Greater democracy, which is associated with freedom of speech and transparency, has significant effects in curbing corruption. Democratic establishments check the power of a government, which in turn limits public officials’ ability to engage in corrupt dealings aimed at accumulating personal wealth. In democratic countries, the public have more effective ways of detecting corrupt activities. This is because, government rules, policies, regulations etc, are transparent, and keeping secrets such as corruption acts from the public is hard. When the public becomes aware of corruption scandals in the government, they pressure government organs to punish the culprits. Consequently, this has greatly discouraged people in democratic countries to engage in corruption. However, this does not mean that there is no corruption in democratic nations; corruption is present but the level varies from one country to another.

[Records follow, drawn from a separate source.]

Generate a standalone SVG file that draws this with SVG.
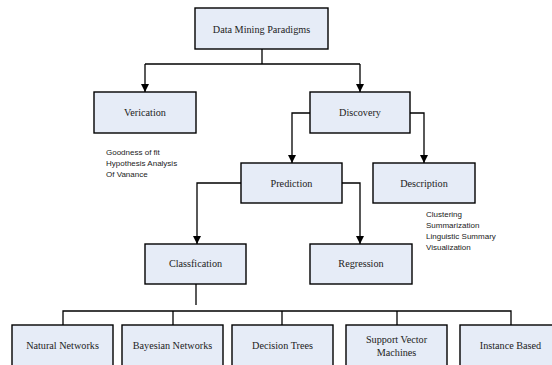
<svg xmlns="http://www.w3.org/2000/svg" width="552" height="365" viewBox="0 0 552 365">
<style>
.box{fill:#e6ecf7;stroke:#000;stroke-width:1.4}
.lbl{font-family:"Liberation Serif","Times New Roman",serif;font-size:10.2px;fill:#222;text-anchor:middle}
.note{font-family:"Liberation Sans",Arial,sans-serif;font-size:8px;fill:#222}
.c{fill:none;stroke:#000;stroke-width:1.3}
</style>
<defs>
<marker id="ah" markerUnits="userSpaceOnUse" markerWidth="8" markerHeight="9" refX="8" refY="4" orient="auto" viewBox="0 0 8 8">
<path d="M0,0 L8,4 L0,8 Z" fill="#000"/>
</marker>
</defs>
<rect width="552" height="365" fill="#fff"/>
<g id="connectors">
<path class="c" d="M262,49 V64"/>
<path class="c" d="M145,64 H360"/>
<path class="c" d="M145,64 V92" marker-end="url(#ah)"/>
<path class="c" d="M360,64 V92" marker-end="url(#ah)"/>
<path class="c" d="M310,113 H292 V163" marker-end="url(#ah)"/>
<path class="c" d="M410,113 H424 V163" marker-end="url(#ah)"/>
<path class="c" d="M241,183 H197 V244" marker-end="url(#ah)"/>
<path class="c" d="M342,183 H360 V244" marker-end="url(#ah)"/>
<path class="c" d="M196,284 V305"/>
<path class="c" d="M63,325 V311 H511 V325"/>
<path class="c" d="M173,311 V325"/>
<path class="c" d="M282,311 V325"/>
<path class="c" d="M397,311 V325"/>
</g>
<g id="root"><rect class="box" x="195" y="8" width="133" height="41"/><text class="lbl" x="261.5" y="33">Data Mining Paradigms</text></g>
<g id="verication"><rect class="box" x="94" y="92" width="102" height="41"/><text class="lbl" x="145" y="116">Verication</text></g>
<g id="verication-notes"><text class="note" x="106" y="155">Goodness of fit</text><text class="note" x="106" y="166">Hypothesis Analysis</text><text class="note" x="106" y="177">Of Vanance</text></g>
<g id="discovery"><rect class="box" x="310" y="92" width="100" height="41"/><text class="lbl" x="360" y="116">Discovery</text></g>
<g id="prediction"><rect class="box" x="241" y="163" width="101" height="40"/><text class="lbl" x="291.5" y="187">Prediction</text></g>
<g id="description"><rect class="box" x="373" y="163" width="102" height="40"/><text class="lbl" x="424" y="187">Description</text></g>
<g id="description-notes"><text class="note" x="426" y="217">Clustering</text><text class="note" x="426" y="228">Summarization</text><text class="note" x="426" y="239">Linguistic Summary</text><text class="note" x="426" y="250">Visualization</text></g>
<g id="classification"><rect class="box" x="145" y="244" width="101" height="40"/><text class="lbl" x="195.5" y="267">Classfication</text></g>
<g id="regression"><rect class="box" x="310" y="244" width="102" height="40"/><text class="lbl" x="361" y="267">Regression</text></g>
<g id="natural"><rect class="box" x="12" y="325" width="101" height="50"/><text class="lbl" x="62.5" y="349">Natural Networks</text></g>
<g id="bayesian"><rect class="box" x="122" y="325" width="101" height="50"/><text class="lbl" x="172.5" y="349">Bayesian Networks</text></g>
<g id="decision"><rect class="box" x="232" y="325" width="101" height="50"/><text class="lbl" x="282.5" y="349">Decision Trees</text></g>
<g id="svm"><rect class="box" x="346" y="325" width="101" height="50"/><text class="lbl" x="396.5" y="343">Support Vector</text><text class="lbl" x="396.5" y="356">Machines</text></g>
<g id="instance"><rect class="box" x="460" y="325" width="101" height="50"/><text class="lbl" x="510.5" y="349">Instance Based</text></g>
</svg>
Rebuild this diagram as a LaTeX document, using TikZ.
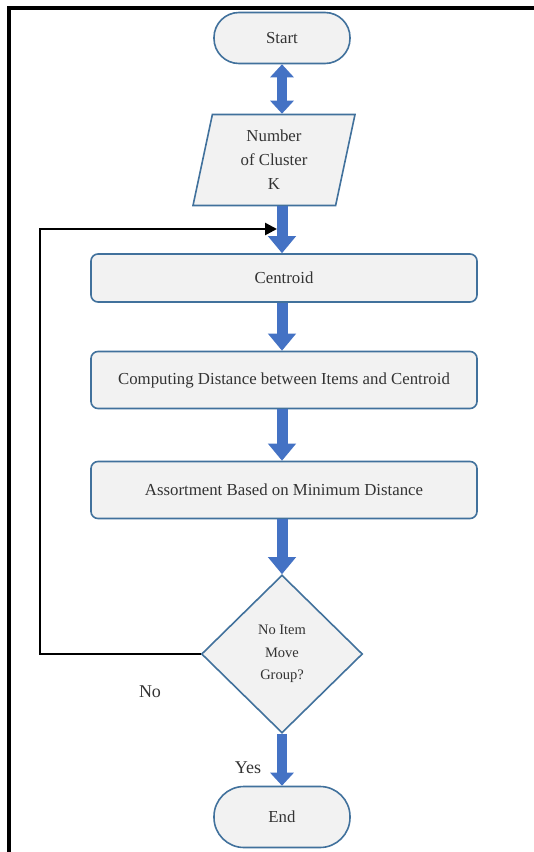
\documentclass[tikz,border=0pt]{standalone}
\usepackage{fontspec}
\setmainfont{Liberation Serif}
\usetikzlibrary{arrows.meta,shapes.geometric}
\definecolor{boxFill}{HTML}{F2F2F2}
\definecolor{boxEdge}{HTML}{41719C}
\definecolor{flowBlue}{HTML}{4472C4}
\definecolor{labelGray}{HTML}{333333}

\tikzset{
  flowbox/.style={draw=boxEdge, fill=boxFill, line width=1.6pt, text=labelGray,
    font=\fontsize{16.8}{20}\selectfont, inner sep=0pt},
  terminal/.style={flowbox, minimum width=136pt},
  process/.style={flowbox, rounded corners=7pt, minimum width=386pt},
  blockArrow/.style={draw=flowBlue, line width=11pt,
    -{Triangle[width=27pt,length=17pt]}},
  smallArrow/.style={draw=flowBlue, line width=10pt,
    -{Triangle[width=23pt,length=13pt]}},
}

\begin{document}
\begin{tikzpicture}[x=1pt,y=-1pt]
  \useasboundingbox (0,0) rectangle (534,852);
  \fill[white] (0,0) rectangle (534,852);
  \draw[line width=4pt] (9,852) -- (9,8) -- (534,8);

  \node[terminal, rounded corners=25pt, minimum height=51pt] (start) at (282,38) {Start};
  \node[flowbox, trapezium, trapezium left angle=72, trapezium right angle=108,
        trapezium stretches body, minimum width=162pt, minimum height=91pt, align=center,
        font=\fontsize{16.8}{24}\selectfont] (clusterK) at (274,160) {Number\\of Cluster\\K};
  \node[process, minimum height=48pt] (centroid) at (284,278) {Centroid};
  \node[process, minimum height=57pt] (computing) at (284,380) {Computing Distance between Items and Centroid};
  \node[process, minimum height=57pt] (assort) at (284,490) {Assortment Based on Minimum Distance};
  \node[flowbox, diamond, minimum width=161pt, minimum height=158pt, align=center,
        font=\fontsize{14.5}{22.5}\selectfont] (decide) at (282,654) {No Item\\Move\\Group?};
  \node[terminal, rounded corners=30pt, minimum height=61pt] (finish) at (282,817) {End};

  \draw[smallArrow, {Triangle[width=23pt,length=13pt]}-{Triangle[width=23pt,length=13pt]}]
    (start.south) -- (start.south |- clusterK.north);
  \draw[blockArrow] (start.south |- clusterK.south) -- (start.south |- centroid.north);
  \draw[blockArrow] (start.south |- centroid.south) -- (start.south |- computing.north);
  \draw[blockArrow] (start.south |- computing.south) -- (start.south |- assort.north);
  \draw[blockArrow] (start.south |- assort.south) -- (decide.north);
  \draw[smallArrow] (decide.south) -- (finish.north);

  \coordinate (loopCorner) at (40,229);
  \coordinate (loopIn) at (277,229);
  \draw[line width=2.6pt, -{Triangle[width=12pt,length=12pt]}]
    (decide.west) -| (loopCorner) -- (loopIn);

  \node[text=labelGray, font=\fontsize{18}{20}\selectfont] (noLabel) at (150,692) {No};
  \node[text=labelGray, font=\fontsize{18}{20}\selectfont] (yesLabel) at (248,768) {Yes};
\end{tikzpicture}
\end{document}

In democratic countries the variation in corruption levels has been brought about due to the difference in institutional frameworks (Glaeser, Scheinkman, & Shleifer, 2003). Recently democratized nations that have weak institutional frameworks that cannot properly check corruption, hence opportunities for corruption are bound to flourish. Corrupt individuals tend to take advantage of weak policies and institutions, to push for their selfish gains. This is in contrast to more established democracies whose institutional frameworks are strong, hence can adequately control corrupt behaviors. Also inequality, especially economic inequality of various democracies, has contributed to varied levels of corruption (Glaeser, Scheinkman, & Shleifer, 2003). New democracies lack the institutional resources to prohibit corrupt politicians from advancing their own selfish interests, and as a result, they are more corrupt than more established ones. Besides, poverty is a major factor; leaders from poor democratic countries tend to engage in corrupt dealings in order to enrich themselves.

Political corruption is a global problem that has been responsible for hindering development in several countries (Tronquist, 1999). Political corruption takes various forms such as bribery, patronage and graft. The main causes of political corruption are: the desire for an unfair advantage, instability in governments, poor incentive structures, the lack of transparency, inefficient systems, as well as the lack of punitive measures that encourage people to engage in corruption because they know they will not be caught or punished for their corrupt behaviors. Corruption is not only about ethics, but also about how a government is established and managed (Rose-Ackerman, 1978). It is important that members of the parliament enhance how their government works, so as to limit opportunities of corruption by passing stringent anti-corruption laws, and ensuring that those who engage in corruption are jailed irrespective of their social class, influence, or wealth. This way, corruption will be controlled, or even eradicated all together. We should all realize that corruption is affecting all of us, and we must all join hands to stamp it out of our countries.